To do => Skip any picture you find and retype all the remaining lines exactly.

Provided data =>
---+---

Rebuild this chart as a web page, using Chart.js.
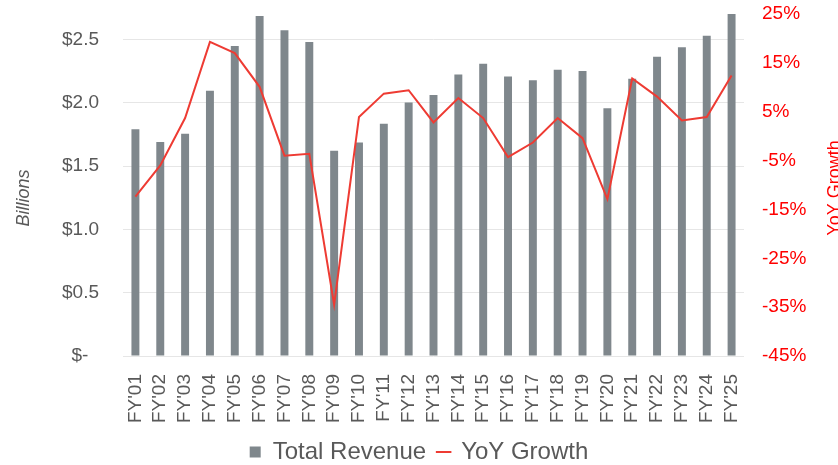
<!DOCTYPE html>
<html>
<head>
<meta charset="utf-8">
<script src="https://cdn.jsdelivr.net/npm/chart.js@4"></script>
<style>
  html, body { margin: 0; padding: 0; background: #fff; }
  #wrap { width: 838px; height: 465px; }
</style>
</head>
<body>
<div id="wrap"><canvas id="revenueChart"></canvas></div>
<script>
const years = ["FY'01", "FY'02", "FY'03", "FY'04", "FY'05", "FY'06", "FY'07", "FY'08", "FY'09", "FY'10",
  "FY'11", "FY'12", "FY'13", "FY'14", "FY'15", "FY'16", "FY'17", "FY'18", "FY'19", "FY'20",
  "FY'21", "FY'22", "FY'23", "FY'24", "FY'25"];

// total revenue, billions
const totalRevenue = [1.79, 1.69, 1.754, 2.095, 2.447, 2.685, 2.571, 2.479, 1.62, 1.685,
  1.833, 2.002, 2.06, 2.222, 2.307, 2.206, 2.177, 2.259, 2.25, 1.955,
  2.188, 2.362, 2.437, 2.529, 2.704];

// year over year growth, %
const yoyGrowth = [-12.4, -6.0, 3.7, 19.3, 17.0, 10.1, -4.0, -3.6, -34.5, 3.9,
  8.7, 9.4, 2.8, 7.8, 3.7, -4.3, -1.3, 3.7, -0.4, -12.9,
  11.8, 8.1, 3.2, 3.9, 12.4];

const gray = '#595959';
const red = '#FF0000';

// axis titles sit off-centre in the original (and the right one reads upwards), so draw them here
const axisTitles = {
  id: 'axisTitles',
  afterDraw(chart) {
    const ctx = chart.ctx;
    ctx.save();
    ctx.textAlign = 'center';
    ctx.textBaseline = 'alphabetic';

    ctx.translate(29, 198);
    ctx.rotate(-Math.PI / 2);
    ctx.font = 'italic 18px "Liberation Sans"';
    ctx.fillStyle = gray;
    ctx.fillText('Billions', 0, 0);
    ctx.restore();

    ctx.save();
    ctx.textAlign = 'center';
    ctx.textBaseline = 'alphabetic';
    ctx.translate(840, 188);
    ctx.rotate(-Math.PI / 2);
    ctx.font = '18px "Liberation Sans"';
    ctx.fillStyle = red;
    ctx.fillText('YoY Growth', 0, 0);
    ctx.restore();
  }
};

const ctx = document.getElementById('revenueChart').getContext('2d');
new Chart(ctx, {
  data: {
    labels: years,
    datasets: [
      {
        type: 'line',
        label: 'YoY Growth',
        data: yoyGrowth,
        yAxisID: 'y1',
        borderColor: '#EE3B33',
        backgroundColor: '#EE3B33',
        borderWidth: 2,
        pointRadius: 0,
        pointStyle: 'line',
        tension: 0,
        order: 1
      },
      {
        type: 'bar',
        label: 'Total Revenue',
        data: totalRevenue,
        yAxisID: 'y',
        backgroundColor: '#7F878C',
        pointStyle: 'rect',
        categoryPercentage: 1,
        barPercentage: 0.32,
        order: 2
      }
    ]
  },
  options: {
    responsive: true,
    maintainAspectRatio: false,
    animation: false,
    layout: { padding: { top: 14, right: 0, left: 0, bottom: -9 } },
    scales: {
      x: {
        grid: { display: false },
        border: { display: false },
        ticks: {
          color: gray,
          font: { family: '"Liberation Sans"', size: 19 },
          minRotation: 90,
          maxRotation: 90,
          padding: 10,
          autoSkip: false
        },
        afterFit(axis) { axis.height = 72; }
      },
      y: {
        position: 'left',
        min: 0,
        max: 2.7,
        border: { display: false },
        grid: { color: '#E6E6E6', lineWidth: 1, drawTicks: false },
        ticks: {
          stepSize: 0.5,
          includeBounds: false,
          color: gray,
          padding: 24,
          font: { family: '"Liberation Sans"', size: 19 },
          callback: v => v === 0 ? '$-  ' : '$' + v.toFixed(1)
        },
        afterFit(axis) {
          axis.width = 123;
          axis.paddingTop = 0;
          axis.paddingBottom = 0;
        }
      },
      y1: {
        position: 'right',
        min: -45,
        max: 25,
        border: { display: false },
        grid: { display: false, drawTicks: false },
        ticks: {
          stepSize: 10,
          color: red,
          padding: 18,
          font: { family: '"Liberation Sans"', size: 19 },
          callback: v => v + '%'
        },
        afterFit(axis) {
          axis.width = 94;
          axis.paddingTop = 0;
          axis.paddingBottom = 0;
        }
      }
    },
    plugins: {
      tooltip: { enabled: false },
      legend: {
        position: 'bottom',
        labels: {
          usePointStyle: true,
          boxWidth: 11,
          boxHeight: 11,
          padding: 12,
          color: gray,
          font: { family: '"Liberation Sans"', size: 24 },
          sort: (a, b) => b.datasetIndex - a.datasetIndex
        }
      }
    }
  },
  plugins: [axisTitles]
});
</script>
</body>
</html>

---+---

Reply to the task =>
Rebuild this chart as a web page, using Chart.js.
<!DOCTYPE html>
<html>
<head>
<meta charset="utf-8">
<script src="https://cdn.jsdelivr.net/npm/chart.js@4"></script>
<style>
  html, body { margin: 0; padding: 0; background: #fff; }
  #wrap { width: 838px; height: 465px; }
</style>
</head>
<body>
<div id="wrap"><canvas id="revenueChart"></canvas></div>
<script>
const years = ["FY'01", "FY'02", "FY'03", "FY'04", "FY'05", "FY'06", "FY'07", "FY'08", "FY'09", "FY'10",
  "FY'11", "FY'12", "FY'13", "FY'14", "FY'15", "FY'16", "FY'17", "FY'18", "FY'19", "FY'20",
  "FY'21", "FY'22", "FY'23", "FY'24", "FY'25"];

// total revenue, billions
const totalRevenue = [1.79, 1.69, 1.754, 2.095, 2.447, 2.685, 2.571, 2.479, 1.62, 1.685,
  1.833, 2.002, 2.06, 2.222, 2.307, 2.206, 2.177, 2.259, 2.25, 1.955,
  2.188, 2.362, 2.437, 2.529, 2.704];

// year over year growth, %
const yoyGrowth = [-12.4, -6.0, 3.7, 19.3, 17.0, 10.1, -4.0, -3.6, -34.5, 3.9,
  8.7, 9.4, 2.8, 7.8, 3.7, -4.3, -1.3, 3.7, -0.4, -12.9,
  11.8, 8.1, 3.2, 3.9, 12.4];

const gray = '#595959';
const red = '#FF0000';

// axis titles sit off-centre in the original (and the right one reads upwards), so draw them here
const axisTitles = {
  id: 'axisTitles',
  afterDraw(chart) {
    const ctx = chart.ctx;
    ctx.save();
    ctx.textAlign = 'center';
    ctx.textBaseline = 'alphabetic';

    ctx.translate(29, 198);
    ctx.rotate(-Math.PI / 2);
    ctx.font = 'italic 18px "Liberation Sans"';
    ctx.fillStyle = gray;
    ctx.fillText('Billions', 0, 0);
    ctx.restore();

    ctx.save();
    ctx.textAlign = 'center';
    ctx.textBaseline = 'alphabetic';
    ctx.translate(840, 188);
    ctx.rotate(-Math.PI / 2);
    ctx.font = '18px "Liberation Sans"';
    ctx.fillStyle = red;
    ctx.fillText('YoY Growth', 0, 0);
    ctx.restore();
  }
};

const ctx = document.getElementById('revenueChart').getContext('2d');
new Chart(ctx, {
  data: {
    labels: years,
    datasets: [
      {
        type: 'line',
        label: 'YoY Growth',
        data: yoyGrowth,
        yAxisID: 'y1',
        borderColor: '#EE3B33',
        backgroundColor: '#EE3B33',
        borderWidth: 2,
        pointRadius: 0,
        pointStyle: 'line',
        tension: 0,
        order: 1
      },
      {
        type: 'bar',
        label: 'Total Revenue',
        data: totalRevenue,
        yAxisID: 'y',
        backgroundColor: '#7F878C',
        pointStyle: 'rect',
        categoryPercentage: 1,
        barPercentage: 0.32,
        order: 2
      }
    ]
  },
  options: {
    responsive: true,
    maintainAspectRatio: false,
    animation: false,
    layout: { padding: { top: 14, right: 0, left: 0, bottom: -9 } },
    scales: {
      x: {
        grid: { display: false },
        border: { display: false },
        ticks: {
          color: gray,
          font: { family: '"Liberation Sans"', size: 19 },
          minRotation: 90,
          maxRotation: 90,
          padding: 10,
          autoSkip: false
        },
        afterFit(axis) { axis.height = 72; }
      },
      y: {
        position: 'left',
        min: 0,
        max: 2.7,
        border: { display: false },
        grid: { color: '#E6E6E6', lineWidth: 1, drawTicks: false },
        ticks: {
          stepSize: 0.5,
          includeBounds: false,
          color: gray,
          padding: 24,
          font: { family: '"Liberation Sans"', size: 19 },
          callback: v => v === 0 ? '$-  ' : '$' + v.toFixed(1)
        },
        afterFit(axis) {
          axis.width = 123;
          axis.paddingTop = 0;
          axis.paddingBottom = 0;
        }
      },
      y1: {
        position: 'right',
        min: -45,
        max: 25,
        border: { display: false },
        grid: { display: false, drawTicks: false },
        ticks: {
          stepSize: 10,
          color: red,
          padding: 18,
          font: { family: '"Liberation Sans"', size: 19 },
          callback: v => v + '%'
        },
        afterFit(axis) {
          axis.width = 94;
          axis.paddingTop = 0;
          axis.paddingBottom = 0;
        }
      }
    },
    plugins: {
      tooltip: { enabled: false },
      legend: {
        position: 'bottom',
        labels: {
          usePointStyle: true,
          boxWidth: 11,
          boxHeight: 11,
          padding: 12,
          color: gray,
          font: { family: '"Liberation Sans"', size: 24 },
          sort: (a, b) => b.datasetIndex - a.datasetIndex
        }
      }
    }
  },
  plugins: [axisTitles]
});
</script>
</body>
</html>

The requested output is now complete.